EXERCISE AIM: Return the lines below exactly, from the first line to the line that contains "const ref = useRef<HTMLDivElement>(null);". Leave out pictures.

EXCERPTED RECORDS:
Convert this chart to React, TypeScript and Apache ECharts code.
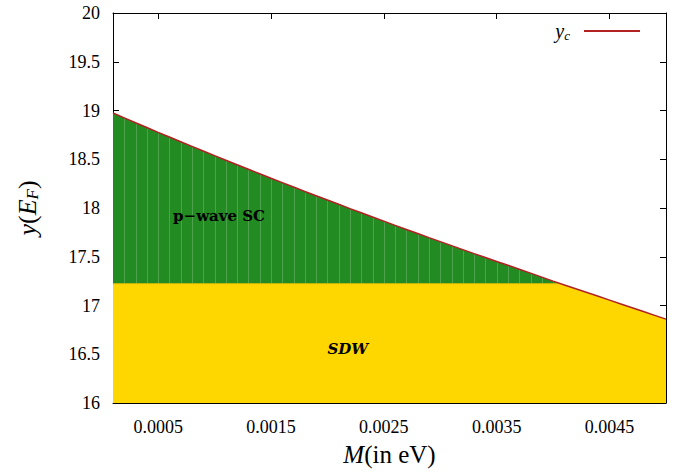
import React, { useEffect, useRef } from 'react';
import * as echarts from 'echarts';

const mValues = [
  0.0001, 0.0002, 0.0003, 0.0004, 0.0005, 0.0006, 0.0007, 0.0008, 0.0009, 0.001,
  0.0011, 0.0012, 0.0013, 0.0014, 0.0015, 0.0016, 0.0017, 0.0018, 0.0019, 0.002,
  0.0021, 0.0022, 0.0023, 0.0024, 0.0025, 0.0026, 0.0027, 0.0028, 0.0029, 0.003,
  0.0031, 0.0032, 0.0033, 0.0034, 0.0035, 0.0036, 0.0037, 0.0038, 0.0039, 0.004,
  0.0041, 0.0042, 0.0043, 0.0044, 0.0045, 0.0046, 0.0047, 0.0048, 0.0049, 0.005,
];

const ycValues = [
  18.974, 18.924, 18.874, 18.825, 18.776, 18.728, 18.68, 18.632, 18.584, 18.537,
  18.49, 18.443, 18.397, 18.351, 18.305, 18.26, 18.215, 18.17, 18.126, 18.082,
  18.038, 17.994, 17.951, 17.908, 17.865, 17.822, 17.78, 17.738, 17.696, 17.655,
  17.614, 17.573, 17.532, 17.492, 17.452, 17.412, 17.372, 17.332, 17.291, 17.25,
  17.211, 17.172, 17.133, 17.094, 17.055, 17.016, 16.977, 16.938, 16.899, 16.86,
];

const phaseBoundary = 17.224;
const xTickValues = [0.0005, 0.0015, 0.0025, 0.0035, 0.0045];
const yMin = 16;
const yMax = 20;
const yStep = 0.5;

const regionLabels = [
  { text: 'p\u2212wave SC', x: 0.00104, y: 17.913, italic: false },
  { text: 'SDW', x: 0.00218, y: 16.552, italic: true },
];

const GREEN = '#228b22';
const YELLOW = '#ffd700';
const LINE = '#b22222';
const SERIF = 'Liberation Serif';

export default function App() {
  const ref = useRef<HTMLDivElement>(null);

  useEffect(() => {
    if (!ref.current) return;
    const chart = echarts.init(ref.current, undefined, { renderer: 'svg' });

    let ci = 0;
    for (let i = 0; i < ycValues.length - 1; i++) {
      if (ycValues[i] >= phaseBoundary && ycValues[i + 1] < phaseBoundary) {
        ci = i;
        break;
      }
    }
    const xc =
      mValues[ci] +
      ((ycValues[ci] - phaseBoundary) / (ycValues[ci] - ycValues[ci + 1])) *
        (mValues[ci + 1] - mValues[ci]);

    const renderRegions = (params: any, api: any) => {
      const children: any[] = [];
      const yPts: number[][] = [];
      yPts.push(api.coord([mValues[0], yMin]));
      yPts.push(api.coord([mValues[0], phaseBoundary]));
      yPts.push(api.coord([xc, phaseBoundary]));
      for (let j = ci + 1; j < mValues.length; j++) yPts.push(api.coord([mValues[j], ycValues[j]]));
      yPts.push(api.coord([mValues[mValues.length - 1], yMin]));
      children.push({ type: 'polygon', shape: { points: yPts }, style: { fill: YELLOW, stroke: null } });
      const gPts: number[][] = [];
      gPts.push(api.coord([mValues[0], phaseBoundary]));
      for (let j = 0; j <= ci; j++) gPts.push(api.coord([mValues[j], ycValues[j]]));
      gPts.push(api.coord([xc, phaseBoundary]));
      children.push({ type: 'polygon', shape: { points: gPts }, style: { fill: GREEN, stroke: null } });
      for (let j = 1; j <= ci; j++) {
        const a = api.coord([mValues[j], phaseBoundary]);
        const b = api.coord([mValues[j], ycValues[j]]);
        children.push({
          type: 'line',
          shape: { x1: Math.round(a[0]) + 0.5, y1: a[1], x2: Math.round(a[0]) + 0.5, y2: b[1] + 1 },
          style: { stroke: 'rgba(255,255,255,0.2)', lineWidth: 1 },
        });
      }
      const e1 = api.coord([mValues[0], phaseBoundary]);
      const e2 = api.coord([xc, phaseBoundary]);
      children.push({
        type: 'line',
        shape: { x1: e1[0], y1: e1[1], x2: e2[0], y2: e2[1] },
        style: { stroke: '#d9b800', lineWidth: 1 },
      });
      regionLabels.forEach((l) => {
        const p = api.coord([l.x, l.y]);
        children.push({
          type: 'text',
          x: p[0],
          y: p[1],
          style: {
            text: l.text,
            fill: '#000',
            fontFamily: 'DejaVu Serif',
            fontWeight: 'bold',
            fontStyle: l.italic ? 'italic' : 'normal',
            fontSize: 15,
            align: 'center',
            verticalAlign: 'middle',
          },
        });
      });
      return { type: 'group', children };
    };

    const axisCommon = {
      type: 'value' as const,
      axisLine: { show: true, lineStyle: { color: '#000', width: 1 } },
      splitLine: { show: false },
    };

    chart.setOption({
      animation: false,
      backgroundColor: '#fff',
      textStyle: { fontFamily: SERIF },
      grid: { left: 113, right: 15, top: 13, bottom: 68, containLabel: false },
      legend: {
        show: true,
        data: [{ name: 'yc', icon: 'rect' }],
        right: 36,
        top: 16,
        align: 'right',
        itemWidth: 56,
        itemHeight: 2,
        formatter: () => '{i|y}{s|c}',
        textStyle: {
          fontFamily: SERIF,
          rich: {
            i: { fontFamily: SERIF, fontStyle: 'italic', fontSize: 20, color: '#000' },
            s: { fontFamily: SERIF, fontStyle: 'italic', fontSize: 13, color: '#000', padding: [8, 9, 0, 0] },
          },
        },
      },
      xAxis: [
        {
          ...axisCommon,
          position: 'bottom',
          min: 0.0001,
          max: 0.005,
          axisTick: { show: true, inside: true, length: 6, customValues: xTickValues, lineStyle: { color: '#000' } },
          axisLabel: {
            customValues: xTickValues,
            margin: 15,
            color: '#000',
            fontFamily: SERIF,
            fontSize: 18,
          },
          name: '{i|M}{n|(in eV)}',
          nameLocation: 'middle',
          nameGap: 39,
          nameTextStyle: {
            fontFamily: SERIF,
            fontSize: 25,
            color: '#000',
            rich: {
              i: { fontFamily: SERIF, fontSize: 25, fontStyle: 'italic', color: '#000' },
              n: { fontFamily: SERIF, fontSize: 25, color: '#000' },
            },
          },
        },
        {
          ...axisCommon,
          position: 'top',
          min: 0.0001,
          max: 0.005,
          axisTick: { show: true, inside: true, length: 6, customValues: xTickValues, lineStyle: { color: '#000' } },
          axisLabel: { show: false },
        },
      ],
      yAxis: [
        {
          ...axisCommon,
          position: 'left',
          min: yMin,
          max: yMax,
          interval: yStep,
          axisTick: { show: true, inside: true, length: 6, lineStyle: { color: '#000' } },
          axisLabel: { margin: 13, color: '#000', fontFamily: SERIF, fontSize: 18 },
          name: '{i|y}{n|(}{i|E}{s|F}{n|)}',
          nameLocation: 'middle',
          nameRotate: 90,
          nameGap: 72,
          nameTextStyle: {
            fontFamily: SERIF,
            fontSize: 26,
            color: '#000',
            rich: {
              i: { fontFamily: SERIF, fontSize: 26, fontStyle: 'italic', color: '#000' },
              n: { fontFamily: SERIF, fontSize: 26, color: '#000' },
              s: { fontFamily: SERIF, fontSize: 17, fontStyle: 'italic', color: '#000', padding: [10, 0, 0, 0] },
            },
          },
        },
        {
          ...axisCommon,
          position: 'right',
          min: yMin,
          max: yMax,
          interval: yStep,
          axisTick: { show: true, inside: true, length: 6, lineStyle: { color: '#000' } },
          axisLabel: { show: false },
        },
      ],
      series: [
        {
          type: 'custom',
          name: 'regions',
          xAxisIndex: 0,
          yAxisIndex: 0,
          data: [[mValues[0], ycValues[0]]],
          renderItem: renderRegions,
          clip: true,
          silent: true,
          z: 1,
        },
        {
          type: 'line',
          name: 'yc',
          xAxisIndex: 0,
          yAxisIndex: 0,
          data: mValues.map((m, i) => [m, ycValues[i]]),
          symbol: 'none',
          showSymbol: false,
          lineStyle: { color: LINE, width: 1.5 },
          itemStyle: { color: LINE },
          z: 3,
        },
      ],
    });

    return () => chart.dispose();
  }, []);

  return <div ref={ref} style={{ width: 681, height: 472, position: 'absolute', left: 0, top: 0 }} />;
}
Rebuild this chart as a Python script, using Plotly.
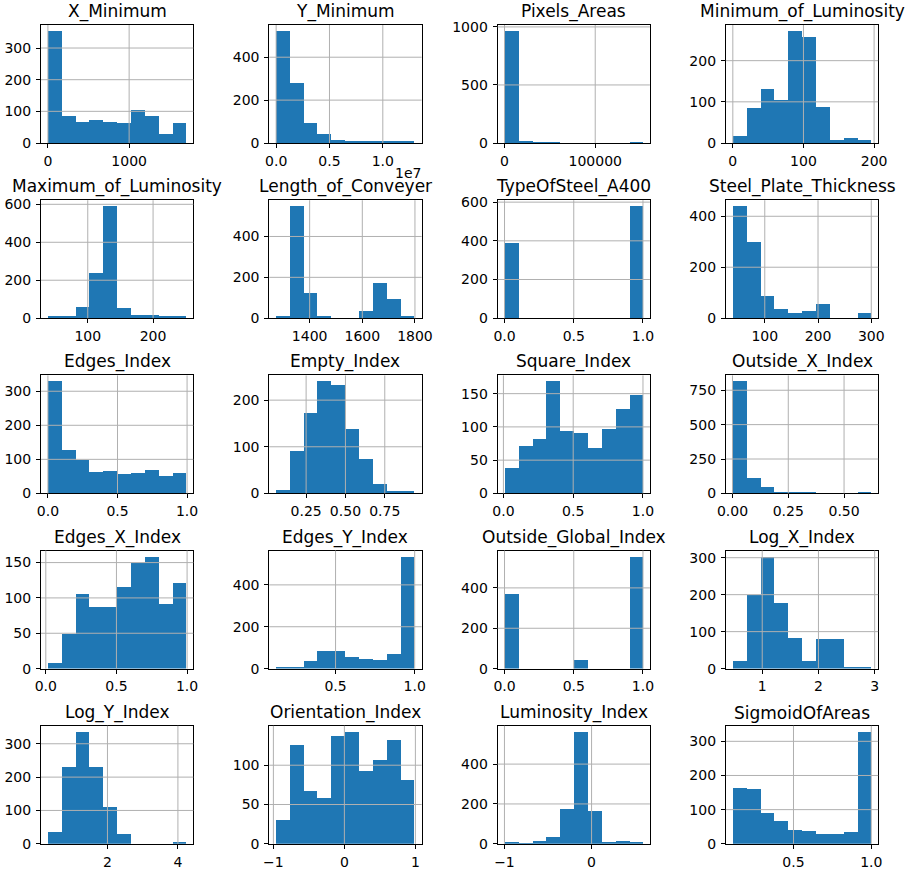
import numpy as np
import plotly.graph_objects as go

titles = ["X_Minimum", "Y_Minimum", "Pixels_Areas", "Minimum_of_Luminosity",
          "Maximum_of_Luminosity", "Length_of_Conveyer", "TypeOfSteel_A400", "Steel_Plate_Thickness",
          "Edges_Index", "Empty_Index", "Square_Index", "Outside_X_Index",
          "Edges_X_Index", "Edges_Y_Index", "Outside_Global_Index", "Log_X_Index",
          "Log_Y_Index", "Orientation_Index", "Luminosity_Index", "SigmoidOfAreas"]

# data range (min, max) of each column -> 10 equal bins
bin_lo = [0, 6712, 2, 0, 39, 1273, 0, 40, 0, 0.06, 0.008, 0.0015,
          0.015, 0.125, 0, 0.477, 0.31, -0.96, -0.999, 0.11]
bin_hi = [1705, 12987661, 152655, 196, 251, 1799, 1, 300, 0.995, 0.94, 1.0, 0.622,
          0.995, 1.0, 1, 2.94, 4.24, 0.99, 0.59, 1.0]

x_minimum = [355, 85, 65, 74, 65, 62, 103, 85, 27, 62]
y_minimum = [524, 282, 91, 44, 16, 11, 6, 6, 11, 6]
pixels_areas = [968, 20, 3, 1, 0, 0, 0, 0, 0, 1]
minimum_of_luminosity = [18, 84, 131, 104, 273, 258, 87, 8, 13, 8]
maximum_of_luminosity = [7, 7, 60, 235, 592, 55, 16, 16, 7, 7]
length_of_conveyer = [7, 550, 120, 7, 0, 0, 36, 170, 95, 7]
typeofsteel_a400 = [388, 0, 0, 0, 0, 0, 0, 0, 0, 581]
steel_plate_thickness = [441, 298, 88, 37, 20, 28, 53, 0, 0, 20]
edges_index = [330, 125, 98, 61, 66, 55, 58, 69, 51, 58]
empty_index = [7, 91, 171, 241, 232, 137, 72, 20, 3, 4]
square_index = [37, 70, 81, 169, 93, 90, 67, 96, 127, 148]
outside_x_index = [817, 108, 46, 4, 2, 1, 0, 0, 0, 1]
edges_x_index = [9, 50, 106, 88, 88, 116, 150, 159, 92, 121]
edges_y_index = [6, 11, 40, 88, 84, 55, 50, 45, 74, 537]
outside_global_index = [372, 0, 0, 0, 0, 47, 0, 0, 0, 557]
log_x_index = [23, 200, 304, 178, 85, 23, 80, 80, 4, 4]
log_y_index = [37, 231, 337, 231, 110, 31, 0, 0, 0, 4]
orientation_index = [31, 126, 68, 58, 138, 143, 93, 107, 132, 81]
luminosity_index = [7, 2, 17, 37, 174, 564, 164, 12, 17, 12]
sigmoidofareas = [163, 160, 90, 66, 42, 39, 30, 30, 36, 329]

counts = [x_minimum, y_minimum, pixels_areas, minimum_of_luminosity,
          maximum_of_luminosity, length_of_conveyer, typeofsteel_a400, steel_plate_thickness,
          edges_index, empty_index, square_index, outside_x_index,
          edges_x_index, edges_y_index, outside_global_index, log_x_index,
          log_y_index, orientation_index, luminosity_index, sigmoidofareas]

x_tickvals = [[0, 1000], [0, 5e6, 1e7], [0, 100000], [0, 100, 200],
              [100, 200], [1400, 1600, 1800], [0, 0.5, 1], [100, 200, 300],
              [0, 0.5, 1], [0.25, 0.5, 0.75], [0, 0.5, 1], [0, 0.25, 0.5],
              [0, 0.5, 1], [0.5, 1], [0, 0.5, 1], [1, 2, 3],
              [2, 4], [-1, 0, 1], [-1, 0], [0.5, 1]]
x_ticktext = [["0", "1000"], ["0.0", "0.5", "1.0"], ["0", "100000"], ["0", "100", "200"],
              ["100", "200"], ["1400", "1600", "1800"], ["0.0", "0.5", "1.0"], ["100", "200", "300"],
              ["0.0", "0.5", "1.0"], ["0.25", "0.50", "0.75"], ["0.0", "0.5", "1.0"], ["0.00", "0.25", "0.50"],
              ["0.0", "0.5", "1.0"], ["0.5", "1.0"], ["0.0", "0.5", "1.0"], ["1", "2", "3"],
              ["2", "4"], ["\u22121", "0", "1"], ["\u22121", "0"], ["0.5", "1.0"]]
y_tickvals = [[0, 100, 200, 300], [0, 200, 400], [0, 500, 1000], [0, 100, 200],
              [0, 200, 400, 600], [0, 200, 400], [0, 200, 400, 600], [0, 200, 400],
              [0, 100, 200, 300], [0, 100, 200], [0, 50, 100, 150], [0, 250, 500, 750],
              [0, 50, 100, 150], [0, 200, 400], [0, 200, 400], [0, 100, 200, 300],
              [0, 100, 200, 300], [0, 50, 100], [0, 200, 400], [0, 100, 200, 300]]

BLUE = "#1f77b4"
GRID = "#b0b0b0"
FONT = "DejaVu Sans"
W, H = 909, 870
left0, col_step, ax_w = 41.0, 228.3, 152.3
top0, row_step, ax_h = 25.0, 175.2, 118.0

fig = go.Figure()
shapes = []
annotations = []
for i, name in enumerate(titles):
    r, c = divmod(i, 4)
    n = i + 1
    xa = "xaxis" if n == 1 else f"xaxis{n}"
    ya = "yaxis" if n == 1 else f"yaxis{n}"
    xr = "x" if n == 1 else f"x{n}"
    yr = "y" if n == 1 else f"y{n}"
    lo, hi = bin_lo[i], bin_hi[i]
    edges = np.linspace(lo, hi, 11)
    centers = (edges[:-1] + edges[1:]) / 2
    bw = edges[1] - edges[0]
    fig.add_trace(go.Bar(x=centers, y=counts[i], width=bw, marker=dict(color=BLUE, line=dict(width=0)),
                         xaxis=xr, yaxis=yr, showlegend=False, hoverinfo="x+y"))
    span = hi - lo
    xrange = [lo - 0.05 * span, hi + 0.05 * span]
    yrange = [0, max(counts[i]) * 1.05]
    x0 = (left0 + c * col_step) / W
    x1 = (left0 + c * col_step + ax_w) / W
    ytop = top0 + r * row_step
    y1 = 1 - ytop / H
    y0 = 1 - (ytop + ax_h) / H
    common = dict(showline=True, linecolor="black", linewidth=1, mirror=True, showgrid=False,
                  ticks="outside", ticklen=4, tickwidth=1, tickcolor="black", zeroline=False,
                  automargin=False,
                  tickfont=dict(family=FONT, size=14, color="black"), fixedrange=True)
    fig.layout[xa] = dict(domain=[x0, x1], range=xrange, anchor=yr, tickmode="array",
                          tickvals=x_tickvals[i], ticktext=x_ticktext[i], ticklabelstandoff=1, **common)
    fig.layout[ya] = dict(domain=[y0, y1], range=yrange, anchor=xr, tickmode="array",
                          tickvals=y_tickvals[i], ticktext=[str(v) for v in y_tickvals[i]],
                          ticklabelstandoff=2, **common)
    for v in x_tickvals[i]:
        shapes.append(dict(type="line", xref=xr, yref=f"{yr} domain", x0=v, x1=v, y0=0, y1=1,
                           line=dict(color=GRID, width=1), layer="above"))
    for v in y_tickvals[i]:
        if v <= yrange[0]:
            continue
        shapes.append(dict(type="line", xref=f"{xr} domain", yref=yr, x0=0, x1=1, y0=v, y1=v,
                           line=dict(color=GRID, width=1), layer="above"))
    annotations.append(dict(text=name, x=(x0 + x1) / 2, y=y1, xref="paper", yref="paper",
                            xanchor="center", yanchor="bottom", yshift=1, showarrow=False,
                            font=dict(family=FONT, size=17, color="black")))

# scientific offset label of Y_Minimum x axis
annotations.append(dict(text="1e7", x=(left0 + col_step + ax_w) / W, y=1 - 173 / H, xref="paper", yref="paper",
                        xanchor="right", yanchor="middle", showarrow=False, borderpad=0,
                        font=dict(family=FONT, size=14, color="black")))

fig.update_layout(template="none", width=W, height=H, margin=dict(l=0, r=0, t=0, b=0, pad=0), autosize=False,
                  paper_bgcolor="white", plot_bgcolor="white", bargap=0,
                  shapes=shapes, annotations=annotations, font=dict(family=FONT))
fig.write_html("out.html", config={"displayModeBar": False},
               post_script="document.body.style.margin='0px';")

TASK ANSWER:
Convert this chart to React, TypeScript and Apache ECharts code.
import React, { useEffect, useRef } from 'react';
import * as echarts from 'echarts';

const mValues = [
  0.0001, 0.0002, 0.0003, 0.0004, 0.0005, 0.0006, 0.0007, 0.0008, 0.0009, 0.001,
  0.0011, 0.0012, 0.0013, 0.0014, 0.0015, 0.0016, 0.0017, 0.0018, 0.0019, 0.002,
  0.0021, 0.0022, 0.0023, 0.0024, 0.0025, 0.0026, 0.0027, 0.0028, 0.0029, 0.003,
  0.0031, 0.0032, 0.0033, 0.0034, 0.0035, 0.0036, 0.0037, 0.0038, 0.0039, 0.004,
  0.0041, 0.0042, 0.0043, 0.0044, 0.0045, 0.0046, 0.0047, 0.0048, 0.0049, 0.005,
];

const ycValues = [
  18.974, 18.924, 18.874, 18.825, 18.776, 18.728, 18.68, 18.632, 18.584, 18.537,
  18.49, 18.443, 18.397, 18.351, 18.305, 18.26, 18.215, 18.17, 18.126, 18.082,
  18.038, 17.994, 17.951, 17.908, 17.865, 17.822, 17.78, 17.738, 17.696, 17.655,
  17.614, 17.573, 17.532, 17.492, 17.452, 17.412, 17.372, 17.332, 17.291, 17.25,
  17.211, 17.172, 17.133, 17.094, 17.055, 17.016, 16.977, 16.938, 16.899, 16.86,
];

const phaseBoundary = 17.224;
const xTickValues = [0.0005, 0.0015, 0.0025, 0.0035, 0.0045];
const yMin = 16;
const yMax = 20;
const yStep = 0.5;

const regionLabels = [
  { text: 'p\u2212wave SC', x: 0.00104, y: 17.913, italic: false },
  { text: 'SDW', x: 0.00218, y: 16.552, italic: true },
];

const GREEN = '#228b22';
const YELLOW = '#ffd700';
const LINE = '#b22222';
const SERIF = 'Liberation Serif';

export default function App() {
  const ref = useRef<HTMLDivElement>(null);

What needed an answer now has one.